3. Live your Values – In 1968, the South Side of Chicago was a dangerous place for a white man to preach racial equality, but my dad worked with Dr. Martin Luther King when he marched through Marquette Park.  While King was walking in the street getting all the headlines that Summer, my dad was organizing a neighborhood watch.  Armed only with baseball bats, his friends and he patrolled the South Side to make sure that race riots wouldn’t break out.  He was always thinking of the marchers too.  When they marched in the sweltering summer heat, my dad was always yelling for the fire department to turn their hoses on the marchers to cool them off.

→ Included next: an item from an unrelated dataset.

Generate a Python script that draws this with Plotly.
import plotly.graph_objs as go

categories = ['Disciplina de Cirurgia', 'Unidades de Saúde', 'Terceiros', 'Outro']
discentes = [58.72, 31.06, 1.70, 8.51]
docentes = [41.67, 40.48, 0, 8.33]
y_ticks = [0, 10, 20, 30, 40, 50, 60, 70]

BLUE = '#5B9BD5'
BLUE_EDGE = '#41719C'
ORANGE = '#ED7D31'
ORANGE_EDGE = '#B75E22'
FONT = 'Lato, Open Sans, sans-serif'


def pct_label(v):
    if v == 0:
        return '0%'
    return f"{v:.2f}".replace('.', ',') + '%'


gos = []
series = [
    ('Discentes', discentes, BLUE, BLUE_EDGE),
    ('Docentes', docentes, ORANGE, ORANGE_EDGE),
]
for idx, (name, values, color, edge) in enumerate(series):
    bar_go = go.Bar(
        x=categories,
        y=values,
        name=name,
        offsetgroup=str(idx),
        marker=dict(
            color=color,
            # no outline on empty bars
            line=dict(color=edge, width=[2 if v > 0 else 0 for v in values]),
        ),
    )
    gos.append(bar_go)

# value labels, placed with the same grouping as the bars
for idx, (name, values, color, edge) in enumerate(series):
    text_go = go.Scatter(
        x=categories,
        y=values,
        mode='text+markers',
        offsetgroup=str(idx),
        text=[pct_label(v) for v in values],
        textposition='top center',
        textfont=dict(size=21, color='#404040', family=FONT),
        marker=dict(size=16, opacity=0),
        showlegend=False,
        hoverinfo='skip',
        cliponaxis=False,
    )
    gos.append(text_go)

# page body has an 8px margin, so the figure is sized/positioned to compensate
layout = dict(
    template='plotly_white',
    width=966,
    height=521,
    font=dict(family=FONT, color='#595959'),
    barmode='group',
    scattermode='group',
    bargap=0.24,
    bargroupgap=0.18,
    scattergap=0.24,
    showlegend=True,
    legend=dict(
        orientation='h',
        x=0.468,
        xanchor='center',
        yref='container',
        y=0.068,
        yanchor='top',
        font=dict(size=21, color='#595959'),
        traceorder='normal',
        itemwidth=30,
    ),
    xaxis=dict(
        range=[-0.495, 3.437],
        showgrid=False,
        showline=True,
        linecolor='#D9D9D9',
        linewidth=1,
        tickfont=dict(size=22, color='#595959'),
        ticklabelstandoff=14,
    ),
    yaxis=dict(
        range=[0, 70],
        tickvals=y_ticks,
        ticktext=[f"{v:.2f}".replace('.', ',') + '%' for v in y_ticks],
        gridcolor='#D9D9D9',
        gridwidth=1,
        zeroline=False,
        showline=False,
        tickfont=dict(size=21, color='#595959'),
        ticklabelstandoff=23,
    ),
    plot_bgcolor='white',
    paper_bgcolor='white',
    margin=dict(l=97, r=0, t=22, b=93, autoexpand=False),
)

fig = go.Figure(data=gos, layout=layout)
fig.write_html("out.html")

4. Value Education – My dad was always involved in our schooling.  If a teacher gave my sister or I a bad grade, my father was up at school to demand they be fired.  When communists tried to infiltrate our schools in the 70s, my dad stood up for American values by demanding that communist or socialist teachers be fired.  He always reminded us that education was a competition against the other kids in our class and that there was no such thing as second place.

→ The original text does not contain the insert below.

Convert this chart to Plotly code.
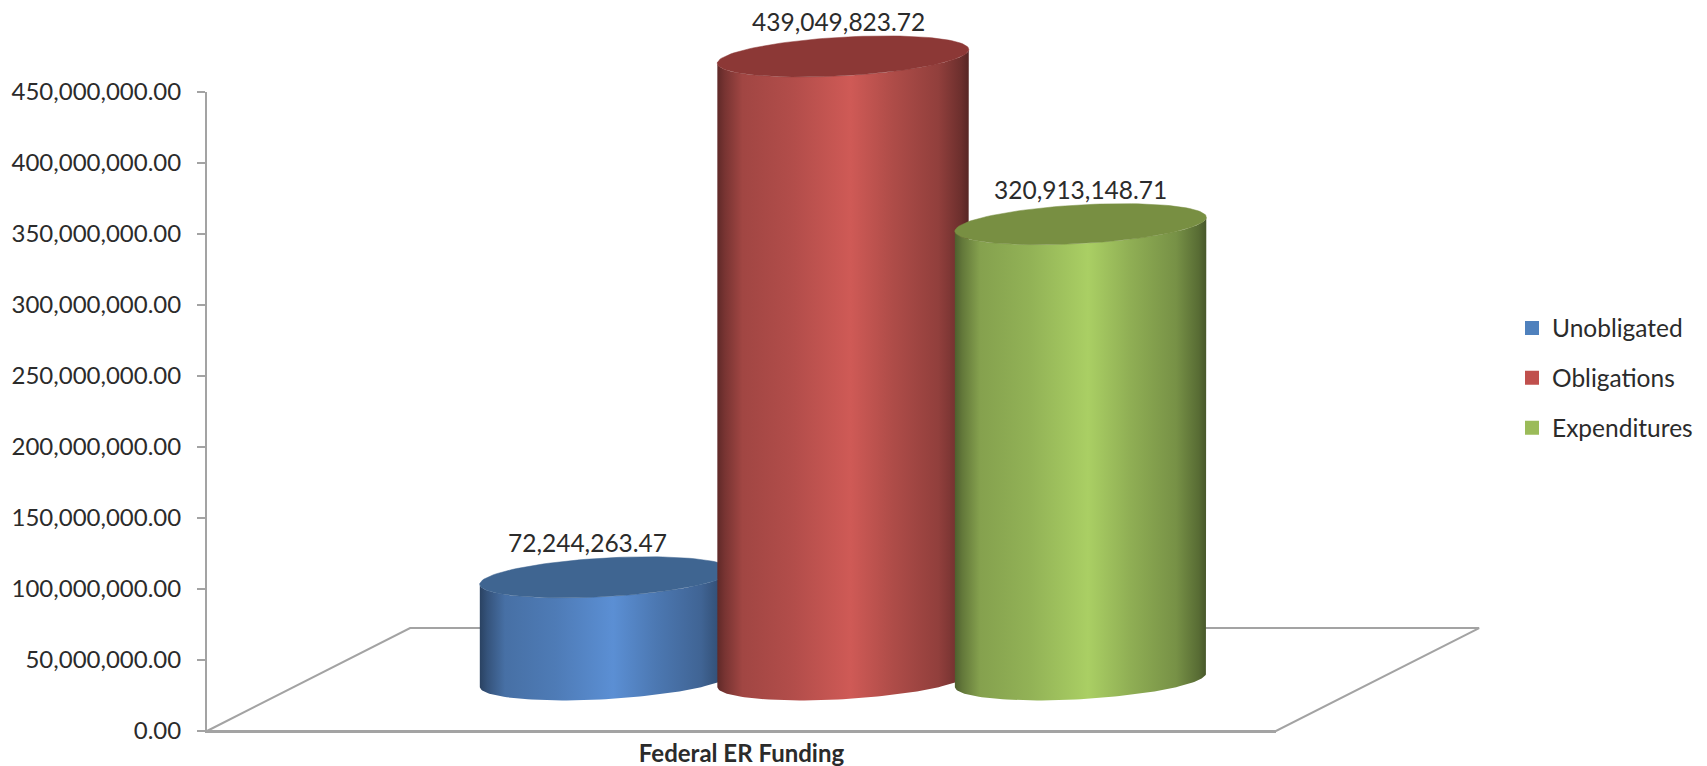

5. Honor God – My dad was not a religious man.  He rarely went to church when it wasn’t a wedding or Christmas.   Still, he always instilled a believe in us that if we misbehaved, God would get us even if we escaped his notice.   He reminded us that God was vengeful and homosexuals, communists, and fornicators would soon meet his righteous wrath.  He showed the ultimate strength of his convictions when my sister married a Catholic and he disowned her.

Thank you for being such an amazing dad!